◆ **Written instruction**
Reproduce every record below exactly as written, but leave out any pictures.

** begin Data section **

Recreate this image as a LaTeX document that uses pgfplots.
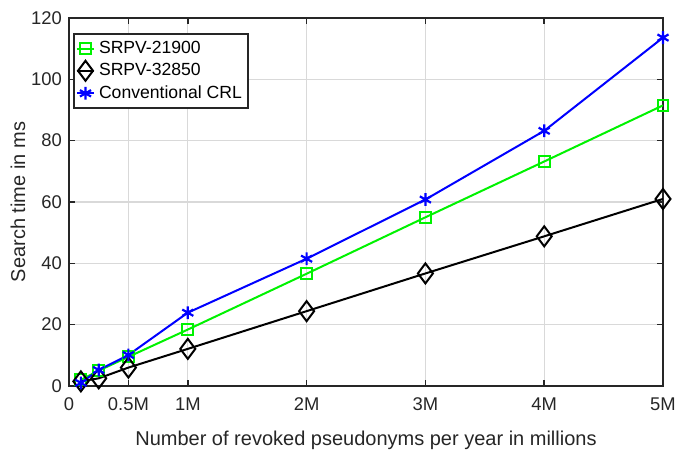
\documentclass[border=0pt]{standalone}
\usepackage{fontspec}
\setmainfont{Liberation Sans}
\usepackage{pgfplots}
\pgfplotsset{compat=1.18}

\begin{document}
\begin{tikzpicture}
\begin{axis}[
  name=ax,
  scale only axis,
  width=297pt, height=184pt,
  xmin=0, xmax=5, ymin=0, ymax=120,
  xtick={0,0.5,1,2,3,4,5},
  xticklabels={0,0.5M,1M,2M,3M,4M,5M},
  ytick={0,20,40,60,80,100,120},
  xlabel={Number of revoked pseudonyms per year in millions},
  ylabel={Search time in ms},
  xlabel style={at={(axis description cs:0.5,0)}, anchor=north, inner sep=0pt, yshift=-22.5pt},
  ylabel style={at={(axis description cs:-0.086,0.5)}, anchor=center},
  grid=major,
  grid style={gray!30, line width=0.6pt},
  axis line style={line width=0.8pt, black!85},
  tick style={black!85, line width=0.8pt},
  tick align=inside,
  major tick length=3pt,
  tick label style={font=\fontsize{9.2}{10}\selectfont, text=black!85},
  xticklabel style={yshift=-2.5pt},
  label style={font=\fontsize{10}{12}\selectfont, text=black!85},
  /pgf/number format/assume math mode=true,
  legend style={font=\fontsize{8.8}{10}\selectfont, draw=black!85, line width=0.8pt,
    inner xsep=1pt, inner ysep=1.5pt, row sep=-0.5pt, at={(0.007,0.959)}, anchor=north west},
  legend cell align=left,
  legend image code/.code={
    \draw[mark repeat=2,mark phase=2] plot coordinates {(0cm,0cm) (0.15cm,0cm) (0.3cm,0cm)};
  },
]
\addplot[green!95!black, line width=1pt, mark=square, mark size=2.7pt, mark options={solid}]
  coordinates {(0.1,2) (0.25,5) (0.5,9.5) (1,18.4) (2,36.6) (3,55) (4,73.2) (5,91.5)};
\addplot[black, line width=1pt, mark=diamond, mark size=5pt]
  coordinates {(0.1,1.5) (0.25,2.5) (0.5,6) (1,12.1) (2,24.4) (3,36.7) (4,48.8) (5,61)};
\addplot[blue, line width=1pt, mark=asterisk, mark size=3.2pt, mark options={line width=1.1pt}]
  coordinates {(0.1,1) (0.25,5.2) (0.5,10.1) (1,23.9) (2,41.5) (3,60.8) (4,83.2) (5,113.6)};
\legend{SRPV-21900,SRPV-32850,Conventional CRL}
\end{axis}
\pgfresetboundingbox
\path ([xshift=-34.5pt,yshift=-33pt]ax.south west) rectangle ([xshift=8.5pt,yshift=9pt]ax.north east);
\end{tikzpicture}
\end{document}
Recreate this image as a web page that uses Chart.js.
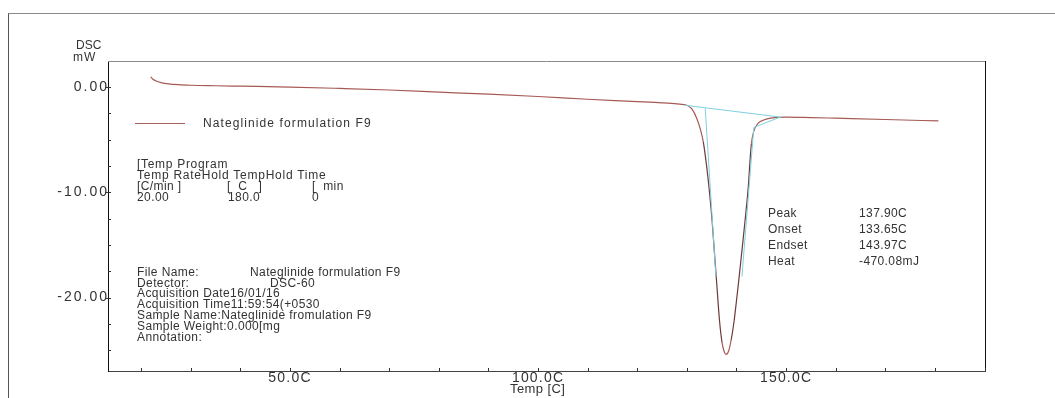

** end Data section **

◆ **Result below**
Recreate this image as a LaTeX document that uses pgfplots.
\documentclass[border=0pt]{standalone}
\usepackage{fontspec}
\setmainfont{Liberation Sans}
\usepackage{pgfplots}
\pgfplotsset{compat=1.18}

\begin{document}
\begin{tikzpicture}
\begin{axis}[
  name=ax,
  scale only axis,
  width=297pt, height=184pt,
  xmin=0, xmax=5, ymin=0, ymax=120,
  xtick={0,0.5,1,2,3,4,5},
  xticklabels={0,0.5M,1M,2M,3M,4M,5M},
  ytick={0,20,40,60,80,100,120},
  xlabel={Number of revoked pseudonyms per year in millions},
  ylabel={Search time in ms},
  xlabel style={at={(axis description cs:0.5,0)}, anchor=north, inner sep=0pt, yshift=-22.5pt},
  ylabel style={at={(axis description cs:-0.086,0.5)}, anchor=center},
  grid=major,
  grid style={gray!30, line width=0.6pt},
  axis line style={line width=0.8pt, black!85},
  tick style={black!85, line width=0.8pt},
  tick align=inside,
  major tick length=3pt,
  tick label style={font=\fontsize{9.2}{10}\selectfont, text=black!85},
  xticklabel style={yshift=-2.5pt},
  label style={font=\fontsize{10}{12}\selectfont, text=black!85},
  /pgf/number format/assume math mode=true,
  legend style={font=\fontsize{8.8}{10}\selectfont, draw=black!85, line width=0.8pt,
    inner xsep=1pt, inner ysep=1.5pt, row sep=-0.5pt, at={(0.007,0.959)}, anchor=north west},
  legend cell align=left,
  legend image code/.code={
    \draw[mark repeat=2,mark phase=2] plot coordinates {(0cm,0cm) (0.15cm,0cm) (0.3cm,0cm)};
  },
]
\addplot[green!95!black, line width=1pt, mark=square, mark size=2.7pt, mark options={solid}]
  coordinates {(0.1,2) (0.25,5) (0.5,9.5) (1,18.4) (2,36.6) (3,55) (4,73.2) (5,91.5)};
\addplot[black, line width=1pt, mark=diamond, mark size=5pt]
  coordinates {(0.1,1.5) (0.25,2.5) (0.5,6) (1,12.1) (2,24.4) (3,36.7) (4,48.8) (5,61)};
\addplot[blue, line width=1pt, mark=asterisk, mark size=3.2pt, mark options={line width=1.1pt}]
  coordinates {(0.1,1) (0.25,5.2) (0.5,10.1) (1,23.9) (2,41.5) (3,60.8) (4,83.2) (5,113.6)};
\legend{SRPV-21900,SRPV-32850,Conventional CRL}
\end{axis}
\pgfresetboundingbox
\path ([xshift=-34.5pt,yshift=-33pt]ax.south west) rectangle ([xshift=8.5pt,yshift=9pt]ax.north east);
\end{tikzpicture}
\end{document}
Recreate this image as a web page that uses Chart.js.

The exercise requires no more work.